# Materials provided
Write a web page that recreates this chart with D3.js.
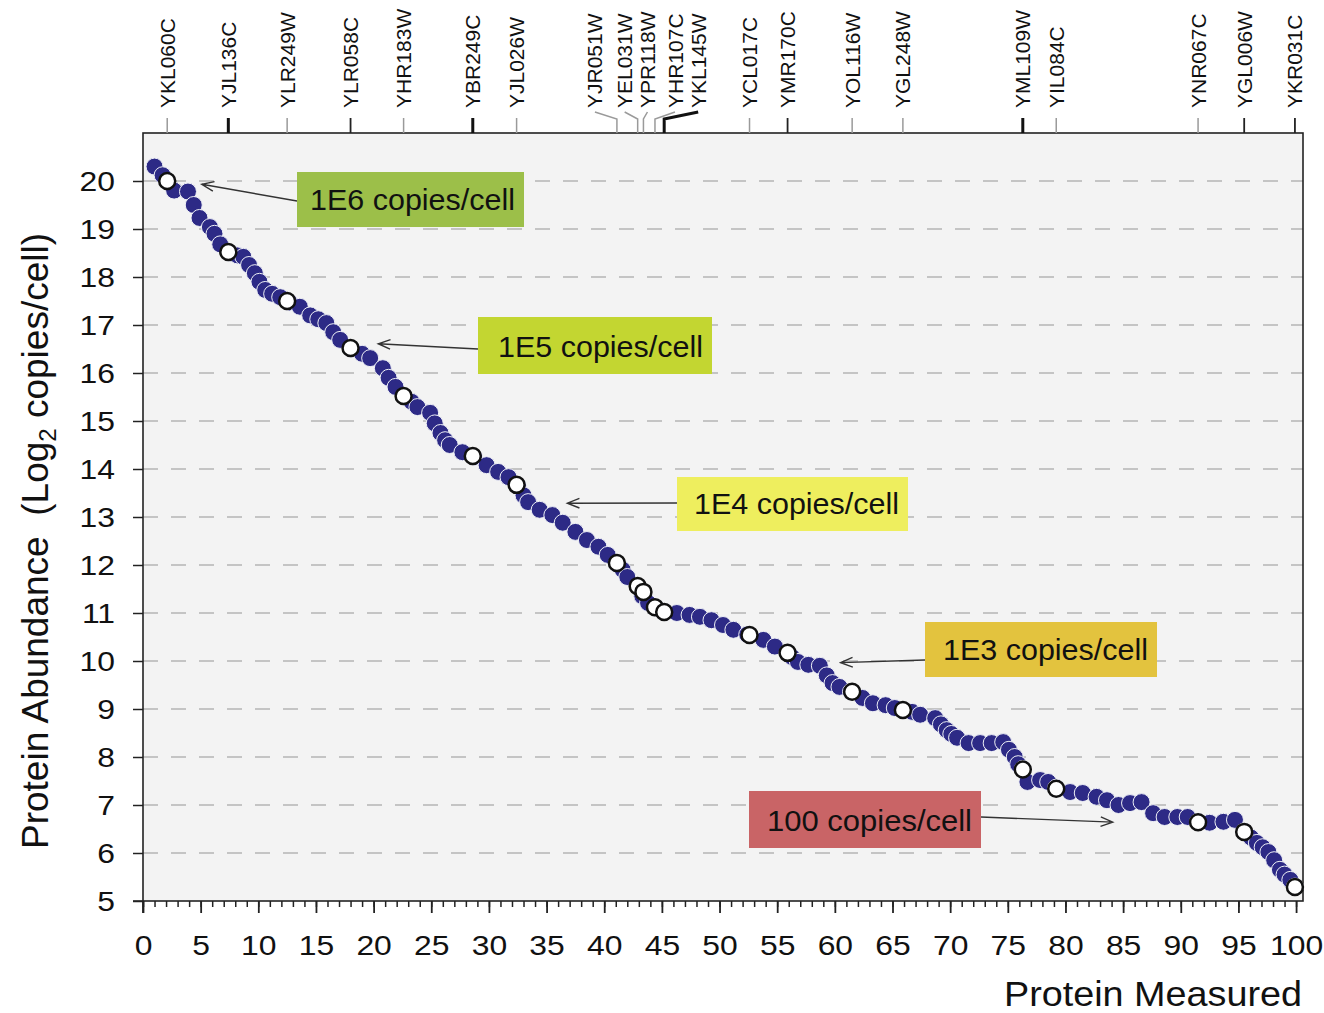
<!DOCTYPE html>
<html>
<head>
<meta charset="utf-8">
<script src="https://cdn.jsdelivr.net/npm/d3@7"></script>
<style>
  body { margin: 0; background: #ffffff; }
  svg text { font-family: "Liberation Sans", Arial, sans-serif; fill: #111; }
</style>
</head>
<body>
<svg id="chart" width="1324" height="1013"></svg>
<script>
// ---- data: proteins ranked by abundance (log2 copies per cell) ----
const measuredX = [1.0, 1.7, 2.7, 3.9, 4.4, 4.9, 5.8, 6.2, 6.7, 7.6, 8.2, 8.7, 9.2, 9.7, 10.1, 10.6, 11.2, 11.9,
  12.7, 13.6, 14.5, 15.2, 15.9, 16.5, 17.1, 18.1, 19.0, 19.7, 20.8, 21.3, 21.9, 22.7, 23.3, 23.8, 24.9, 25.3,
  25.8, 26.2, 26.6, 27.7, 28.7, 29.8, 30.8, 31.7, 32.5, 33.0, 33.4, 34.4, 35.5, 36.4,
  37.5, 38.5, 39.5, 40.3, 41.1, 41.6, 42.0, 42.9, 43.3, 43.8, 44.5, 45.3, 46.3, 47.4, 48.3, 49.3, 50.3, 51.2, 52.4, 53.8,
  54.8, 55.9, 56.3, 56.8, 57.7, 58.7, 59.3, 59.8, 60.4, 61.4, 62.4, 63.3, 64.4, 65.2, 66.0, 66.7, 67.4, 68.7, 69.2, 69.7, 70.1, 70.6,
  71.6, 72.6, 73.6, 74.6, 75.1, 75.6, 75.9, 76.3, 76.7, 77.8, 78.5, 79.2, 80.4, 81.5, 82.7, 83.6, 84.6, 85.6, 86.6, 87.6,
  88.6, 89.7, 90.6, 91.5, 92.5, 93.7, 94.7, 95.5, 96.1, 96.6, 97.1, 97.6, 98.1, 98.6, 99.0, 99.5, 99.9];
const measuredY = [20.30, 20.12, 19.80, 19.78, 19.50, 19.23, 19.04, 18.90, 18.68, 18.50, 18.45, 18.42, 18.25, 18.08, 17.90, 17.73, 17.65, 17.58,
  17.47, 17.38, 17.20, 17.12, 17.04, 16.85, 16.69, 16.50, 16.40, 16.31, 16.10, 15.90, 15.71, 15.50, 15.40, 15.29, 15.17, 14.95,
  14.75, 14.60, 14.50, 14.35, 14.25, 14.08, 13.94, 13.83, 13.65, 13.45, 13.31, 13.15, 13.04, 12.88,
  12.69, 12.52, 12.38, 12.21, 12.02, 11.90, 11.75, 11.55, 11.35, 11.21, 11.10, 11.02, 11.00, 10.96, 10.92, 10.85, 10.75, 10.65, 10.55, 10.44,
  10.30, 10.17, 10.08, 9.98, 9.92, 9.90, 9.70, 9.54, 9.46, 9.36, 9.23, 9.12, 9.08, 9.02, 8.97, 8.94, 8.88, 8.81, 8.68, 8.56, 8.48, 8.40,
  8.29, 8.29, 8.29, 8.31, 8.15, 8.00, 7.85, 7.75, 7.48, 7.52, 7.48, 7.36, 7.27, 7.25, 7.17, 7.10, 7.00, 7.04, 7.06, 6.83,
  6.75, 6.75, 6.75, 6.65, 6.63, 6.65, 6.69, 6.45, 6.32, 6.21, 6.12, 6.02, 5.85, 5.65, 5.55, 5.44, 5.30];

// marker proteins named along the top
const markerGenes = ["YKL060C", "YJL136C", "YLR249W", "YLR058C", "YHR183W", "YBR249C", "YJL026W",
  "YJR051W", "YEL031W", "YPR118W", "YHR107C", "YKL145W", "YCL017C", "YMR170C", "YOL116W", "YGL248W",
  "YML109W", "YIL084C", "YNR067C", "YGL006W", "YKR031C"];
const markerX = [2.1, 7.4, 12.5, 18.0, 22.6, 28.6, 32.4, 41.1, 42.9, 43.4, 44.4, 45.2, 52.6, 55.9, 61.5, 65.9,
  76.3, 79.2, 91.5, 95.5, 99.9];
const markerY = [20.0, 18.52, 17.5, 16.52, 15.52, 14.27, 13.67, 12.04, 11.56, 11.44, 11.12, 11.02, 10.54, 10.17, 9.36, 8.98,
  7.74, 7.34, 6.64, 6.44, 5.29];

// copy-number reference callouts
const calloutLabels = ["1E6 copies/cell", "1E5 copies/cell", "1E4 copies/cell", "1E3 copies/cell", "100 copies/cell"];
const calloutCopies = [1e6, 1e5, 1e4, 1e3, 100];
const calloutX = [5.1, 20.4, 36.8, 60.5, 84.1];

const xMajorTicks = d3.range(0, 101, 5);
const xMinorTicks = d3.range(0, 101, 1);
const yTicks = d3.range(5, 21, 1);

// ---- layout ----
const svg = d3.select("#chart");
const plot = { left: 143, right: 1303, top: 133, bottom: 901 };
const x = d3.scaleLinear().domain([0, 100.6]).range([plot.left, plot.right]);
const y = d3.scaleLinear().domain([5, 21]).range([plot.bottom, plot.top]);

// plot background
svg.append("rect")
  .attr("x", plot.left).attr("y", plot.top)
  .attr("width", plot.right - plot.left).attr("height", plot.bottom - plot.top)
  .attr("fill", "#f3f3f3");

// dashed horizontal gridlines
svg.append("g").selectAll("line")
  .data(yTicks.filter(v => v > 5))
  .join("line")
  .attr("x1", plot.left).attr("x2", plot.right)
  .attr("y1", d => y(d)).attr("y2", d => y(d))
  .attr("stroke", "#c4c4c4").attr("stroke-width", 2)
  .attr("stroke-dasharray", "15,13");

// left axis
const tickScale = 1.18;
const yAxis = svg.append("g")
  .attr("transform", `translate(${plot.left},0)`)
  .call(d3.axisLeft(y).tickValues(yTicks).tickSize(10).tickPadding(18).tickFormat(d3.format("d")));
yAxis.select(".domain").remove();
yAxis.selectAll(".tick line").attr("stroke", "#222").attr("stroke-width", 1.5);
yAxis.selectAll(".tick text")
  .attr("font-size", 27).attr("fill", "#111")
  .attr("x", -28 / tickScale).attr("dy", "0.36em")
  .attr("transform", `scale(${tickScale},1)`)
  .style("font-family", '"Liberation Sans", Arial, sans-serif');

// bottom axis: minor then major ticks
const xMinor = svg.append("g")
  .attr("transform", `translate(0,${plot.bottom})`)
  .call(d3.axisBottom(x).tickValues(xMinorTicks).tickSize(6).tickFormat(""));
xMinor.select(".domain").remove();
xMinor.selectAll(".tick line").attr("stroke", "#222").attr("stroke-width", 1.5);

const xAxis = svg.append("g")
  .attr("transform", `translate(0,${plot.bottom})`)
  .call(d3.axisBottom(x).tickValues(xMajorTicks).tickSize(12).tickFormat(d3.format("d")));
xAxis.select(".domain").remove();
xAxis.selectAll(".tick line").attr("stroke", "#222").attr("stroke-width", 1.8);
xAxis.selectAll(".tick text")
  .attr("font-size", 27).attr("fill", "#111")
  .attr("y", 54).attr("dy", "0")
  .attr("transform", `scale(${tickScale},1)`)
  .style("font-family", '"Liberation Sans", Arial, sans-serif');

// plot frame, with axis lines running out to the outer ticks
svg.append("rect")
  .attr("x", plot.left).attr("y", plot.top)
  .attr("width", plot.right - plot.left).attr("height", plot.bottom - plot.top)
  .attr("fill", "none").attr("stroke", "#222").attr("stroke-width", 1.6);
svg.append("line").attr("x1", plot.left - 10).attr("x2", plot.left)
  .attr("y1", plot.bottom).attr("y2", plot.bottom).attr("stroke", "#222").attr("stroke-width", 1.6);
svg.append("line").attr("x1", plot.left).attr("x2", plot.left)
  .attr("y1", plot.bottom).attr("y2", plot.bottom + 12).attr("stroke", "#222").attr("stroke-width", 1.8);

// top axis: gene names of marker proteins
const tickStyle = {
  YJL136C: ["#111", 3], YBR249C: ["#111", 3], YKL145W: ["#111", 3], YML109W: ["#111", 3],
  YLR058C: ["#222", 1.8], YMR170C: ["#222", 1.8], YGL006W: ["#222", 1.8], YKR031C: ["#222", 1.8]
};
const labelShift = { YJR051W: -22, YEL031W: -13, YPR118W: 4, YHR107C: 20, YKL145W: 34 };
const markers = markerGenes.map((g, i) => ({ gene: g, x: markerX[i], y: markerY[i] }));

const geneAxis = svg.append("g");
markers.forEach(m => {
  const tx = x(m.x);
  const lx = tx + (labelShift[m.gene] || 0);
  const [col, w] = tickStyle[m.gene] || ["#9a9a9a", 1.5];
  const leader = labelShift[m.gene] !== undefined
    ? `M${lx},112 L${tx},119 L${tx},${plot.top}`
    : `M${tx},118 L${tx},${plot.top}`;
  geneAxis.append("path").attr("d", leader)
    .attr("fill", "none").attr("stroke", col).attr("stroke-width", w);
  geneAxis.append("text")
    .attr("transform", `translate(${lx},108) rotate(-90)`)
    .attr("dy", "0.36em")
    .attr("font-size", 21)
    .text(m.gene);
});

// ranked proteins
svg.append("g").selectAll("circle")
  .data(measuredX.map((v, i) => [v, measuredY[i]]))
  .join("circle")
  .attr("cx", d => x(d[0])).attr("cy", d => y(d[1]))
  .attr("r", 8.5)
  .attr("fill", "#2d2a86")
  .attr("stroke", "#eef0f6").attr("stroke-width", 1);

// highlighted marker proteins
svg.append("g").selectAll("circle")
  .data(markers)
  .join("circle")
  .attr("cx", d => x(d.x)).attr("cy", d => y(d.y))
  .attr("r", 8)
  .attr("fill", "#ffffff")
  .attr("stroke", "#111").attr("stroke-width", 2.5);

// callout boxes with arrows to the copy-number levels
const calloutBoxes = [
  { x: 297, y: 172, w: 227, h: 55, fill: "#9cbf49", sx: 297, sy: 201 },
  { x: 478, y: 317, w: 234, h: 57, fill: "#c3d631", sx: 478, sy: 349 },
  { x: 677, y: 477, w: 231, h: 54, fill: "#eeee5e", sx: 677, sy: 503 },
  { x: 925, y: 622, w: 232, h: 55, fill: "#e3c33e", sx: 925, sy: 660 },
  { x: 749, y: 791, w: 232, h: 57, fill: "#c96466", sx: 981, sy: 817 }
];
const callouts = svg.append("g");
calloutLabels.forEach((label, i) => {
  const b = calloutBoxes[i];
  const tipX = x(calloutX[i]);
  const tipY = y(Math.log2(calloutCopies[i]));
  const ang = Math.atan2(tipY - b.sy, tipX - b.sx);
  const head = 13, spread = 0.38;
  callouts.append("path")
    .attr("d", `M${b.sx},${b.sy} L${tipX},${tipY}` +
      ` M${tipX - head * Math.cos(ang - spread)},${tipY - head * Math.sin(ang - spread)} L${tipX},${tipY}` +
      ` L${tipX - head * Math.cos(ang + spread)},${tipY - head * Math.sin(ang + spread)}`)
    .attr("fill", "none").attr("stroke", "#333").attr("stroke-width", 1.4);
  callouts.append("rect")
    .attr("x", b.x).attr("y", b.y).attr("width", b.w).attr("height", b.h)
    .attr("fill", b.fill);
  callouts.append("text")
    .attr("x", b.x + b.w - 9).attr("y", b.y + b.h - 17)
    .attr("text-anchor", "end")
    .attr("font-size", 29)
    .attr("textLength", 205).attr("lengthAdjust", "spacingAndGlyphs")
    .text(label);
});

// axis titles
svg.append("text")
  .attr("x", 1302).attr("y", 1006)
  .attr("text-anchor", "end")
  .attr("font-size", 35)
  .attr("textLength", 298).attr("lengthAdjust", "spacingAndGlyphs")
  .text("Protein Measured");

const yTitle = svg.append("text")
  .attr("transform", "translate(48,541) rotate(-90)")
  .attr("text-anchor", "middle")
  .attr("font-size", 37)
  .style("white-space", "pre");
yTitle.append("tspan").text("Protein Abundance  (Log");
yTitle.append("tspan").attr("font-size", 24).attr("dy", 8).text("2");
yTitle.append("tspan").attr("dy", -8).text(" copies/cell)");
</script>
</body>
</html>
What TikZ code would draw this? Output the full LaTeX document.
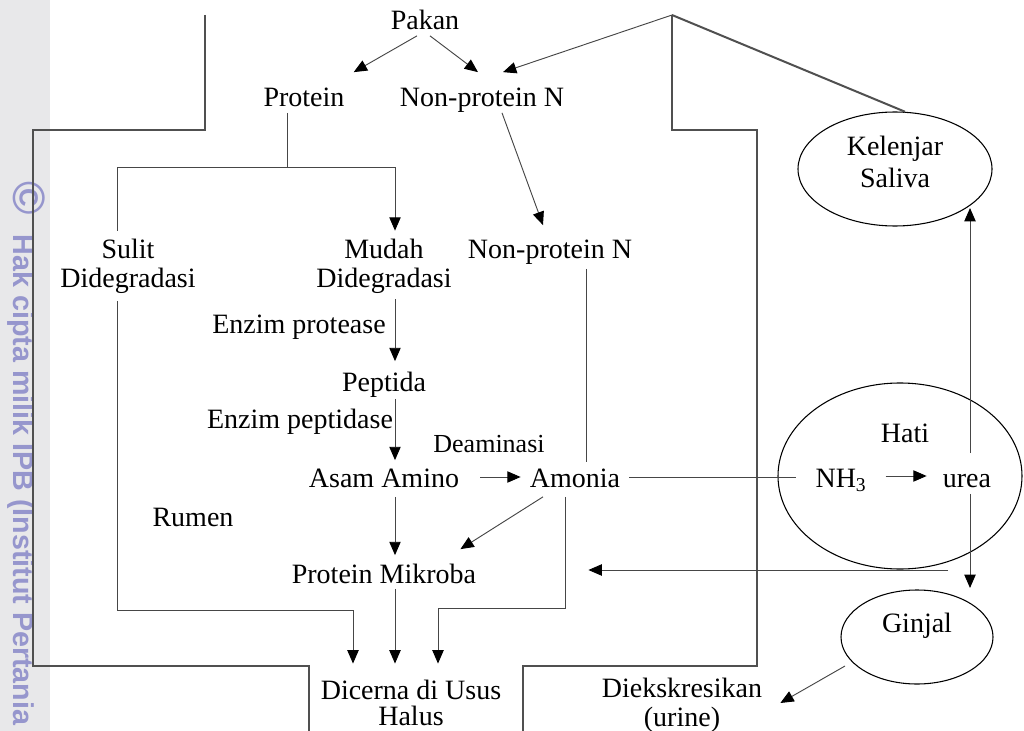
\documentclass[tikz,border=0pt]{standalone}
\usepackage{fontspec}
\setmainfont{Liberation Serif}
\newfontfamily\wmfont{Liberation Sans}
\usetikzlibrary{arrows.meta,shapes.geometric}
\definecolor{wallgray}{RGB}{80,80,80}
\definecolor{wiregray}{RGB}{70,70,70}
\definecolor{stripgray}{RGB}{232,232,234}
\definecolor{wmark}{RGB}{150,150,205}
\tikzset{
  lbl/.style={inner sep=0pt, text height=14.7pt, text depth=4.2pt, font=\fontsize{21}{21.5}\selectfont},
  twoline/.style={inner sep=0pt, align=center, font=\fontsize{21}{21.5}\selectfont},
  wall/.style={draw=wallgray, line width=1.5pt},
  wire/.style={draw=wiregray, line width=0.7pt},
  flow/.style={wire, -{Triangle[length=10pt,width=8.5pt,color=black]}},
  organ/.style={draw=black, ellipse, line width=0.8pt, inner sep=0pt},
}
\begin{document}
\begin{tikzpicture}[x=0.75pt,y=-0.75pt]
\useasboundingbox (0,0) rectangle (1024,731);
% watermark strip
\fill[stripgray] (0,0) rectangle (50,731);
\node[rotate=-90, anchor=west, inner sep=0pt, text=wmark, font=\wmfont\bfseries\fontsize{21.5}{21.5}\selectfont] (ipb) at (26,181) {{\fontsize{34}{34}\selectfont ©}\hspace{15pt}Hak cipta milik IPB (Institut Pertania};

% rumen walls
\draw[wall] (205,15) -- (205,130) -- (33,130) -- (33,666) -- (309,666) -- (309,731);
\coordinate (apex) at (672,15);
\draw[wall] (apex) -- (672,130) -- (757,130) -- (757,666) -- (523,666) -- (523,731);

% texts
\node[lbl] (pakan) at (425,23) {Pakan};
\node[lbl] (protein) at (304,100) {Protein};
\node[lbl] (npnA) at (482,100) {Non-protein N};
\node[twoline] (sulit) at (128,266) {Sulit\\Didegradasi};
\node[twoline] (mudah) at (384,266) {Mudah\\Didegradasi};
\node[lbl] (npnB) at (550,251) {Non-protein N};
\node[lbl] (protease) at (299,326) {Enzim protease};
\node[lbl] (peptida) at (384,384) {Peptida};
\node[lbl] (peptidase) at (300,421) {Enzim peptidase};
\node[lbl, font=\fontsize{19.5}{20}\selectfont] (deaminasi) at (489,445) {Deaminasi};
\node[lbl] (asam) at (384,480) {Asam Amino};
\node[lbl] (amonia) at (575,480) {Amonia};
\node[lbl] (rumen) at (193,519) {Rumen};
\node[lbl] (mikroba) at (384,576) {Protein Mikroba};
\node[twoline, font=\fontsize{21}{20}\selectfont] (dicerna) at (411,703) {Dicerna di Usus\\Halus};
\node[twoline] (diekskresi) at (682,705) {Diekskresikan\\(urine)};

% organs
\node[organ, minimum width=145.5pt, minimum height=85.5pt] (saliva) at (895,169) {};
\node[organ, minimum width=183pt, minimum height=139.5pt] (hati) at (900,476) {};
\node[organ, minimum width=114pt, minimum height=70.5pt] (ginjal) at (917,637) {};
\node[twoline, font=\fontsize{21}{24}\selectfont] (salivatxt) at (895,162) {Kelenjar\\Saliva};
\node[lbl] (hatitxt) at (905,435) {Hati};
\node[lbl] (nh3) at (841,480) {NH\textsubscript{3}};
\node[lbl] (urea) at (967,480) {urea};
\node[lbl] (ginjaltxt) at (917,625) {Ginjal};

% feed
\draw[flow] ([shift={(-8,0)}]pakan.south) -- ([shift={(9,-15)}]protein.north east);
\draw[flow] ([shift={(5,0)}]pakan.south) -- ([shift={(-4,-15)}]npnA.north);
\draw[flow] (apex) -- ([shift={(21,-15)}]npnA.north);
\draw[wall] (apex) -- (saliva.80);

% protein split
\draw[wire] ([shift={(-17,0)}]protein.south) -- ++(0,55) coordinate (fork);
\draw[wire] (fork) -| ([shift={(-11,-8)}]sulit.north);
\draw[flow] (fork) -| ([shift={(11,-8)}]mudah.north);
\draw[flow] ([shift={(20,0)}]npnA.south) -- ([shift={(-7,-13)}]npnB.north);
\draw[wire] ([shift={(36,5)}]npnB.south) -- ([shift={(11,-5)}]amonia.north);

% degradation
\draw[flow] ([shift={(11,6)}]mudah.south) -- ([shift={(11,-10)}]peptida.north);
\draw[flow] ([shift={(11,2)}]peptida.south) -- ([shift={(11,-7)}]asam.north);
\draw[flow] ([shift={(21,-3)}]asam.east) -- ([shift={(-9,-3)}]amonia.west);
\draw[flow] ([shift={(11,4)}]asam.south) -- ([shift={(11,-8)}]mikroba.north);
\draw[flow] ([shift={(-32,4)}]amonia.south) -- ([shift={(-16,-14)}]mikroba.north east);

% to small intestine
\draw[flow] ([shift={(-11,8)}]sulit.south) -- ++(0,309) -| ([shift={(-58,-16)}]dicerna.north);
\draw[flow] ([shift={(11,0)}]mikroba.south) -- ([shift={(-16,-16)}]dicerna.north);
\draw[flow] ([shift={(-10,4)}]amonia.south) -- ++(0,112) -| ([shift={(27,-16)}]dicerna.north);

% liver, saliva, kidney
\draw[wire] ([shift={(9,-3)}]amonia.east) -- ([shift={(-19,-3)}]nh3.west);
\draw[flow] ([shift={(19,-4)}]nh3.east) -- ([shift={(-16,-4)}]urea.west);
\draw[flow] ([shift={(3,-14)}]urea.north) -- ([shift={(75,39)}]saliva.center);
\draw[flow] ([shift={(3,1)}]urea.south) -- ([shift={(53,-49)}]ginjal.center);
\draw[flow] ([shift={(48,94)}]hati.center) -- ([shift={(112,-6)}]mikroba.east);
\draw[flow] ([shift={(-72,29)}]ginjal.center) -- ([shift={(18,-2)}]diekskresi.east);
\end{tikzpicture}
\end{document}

# Task prompt
Could you quote, word for word, only the lines from the one containing "What TikZ code" through the one containing "(523,666) -- (523,731);", both included, and leave out any pictures?

# Solution for this task
What TikZ code would draw this? Output the full LaTeX document.
\documentclass[tikz,border=0pt]{standalone}
\usepackage{fontspec}
\setmainfont{Liberation Serif}
\newfontfamily\wmfont{Liberation Sans}
\usetikzlibrary{arrows.meta,shapes.geometric}
\definecolor{wallgray}{RGB}{80,80,80}
\definecolor{wiregray}{RGB}{70,70,70}
\definecolor{stripgray}{RGB}{232,232,234}
\definecolor{wmark}{RGB}{150,150,205}
\tikzset{
  lbl/.style={inner sep=0pt, text height=14.7pt, text depth=4.2pt, font=\fontsize{21}{21.5}\selectfont},
  twoline/.style={inner sep=0pt, align=center, font=\fontsize{21}{21.5}\selectfont},
  wall/.style={draw=wallgray, line width=1.5pt},
  wire/.style={draw=wiregray, line width=0.7pt},
  flow/.style={wire, -{Triangle[length=10pt,width=8.5pt,color=black]}},
  organ/.style={draw=black, ellipse, line width=0.8pt, inner sep=0pt},
}
\begin{document}
\begin{tikzpicture}[x=0.75pt,y=-0.75pt]
\useasboundingbox (0,0) rectangle (1024,731);
% watermark strip
\fill[stripgray] (0,0) rectangle (50,731);
\node[rotate=-90, anchor=west, inner sep=0pt, text=wmark, font=\wmfont\bfseries\fontsize{21.5}{21.5}\selectfont] (ipb) at (26,181) {{\fontsize{34}{34}\selectfont ©}\hspace{15pt}Hak cipta milik IPB (Institut Pertania};

% rumen walls
\draw[wall] (205,15) -- (205,130) -- (33,130) -- (33,666) -- (309,666) -- (309,731);
\coordinate (apex) at (672,15);
\draw[wall] (apex) -- (672,130) -- (757,130) -- (757,666) -- (523,666) -- (523,731);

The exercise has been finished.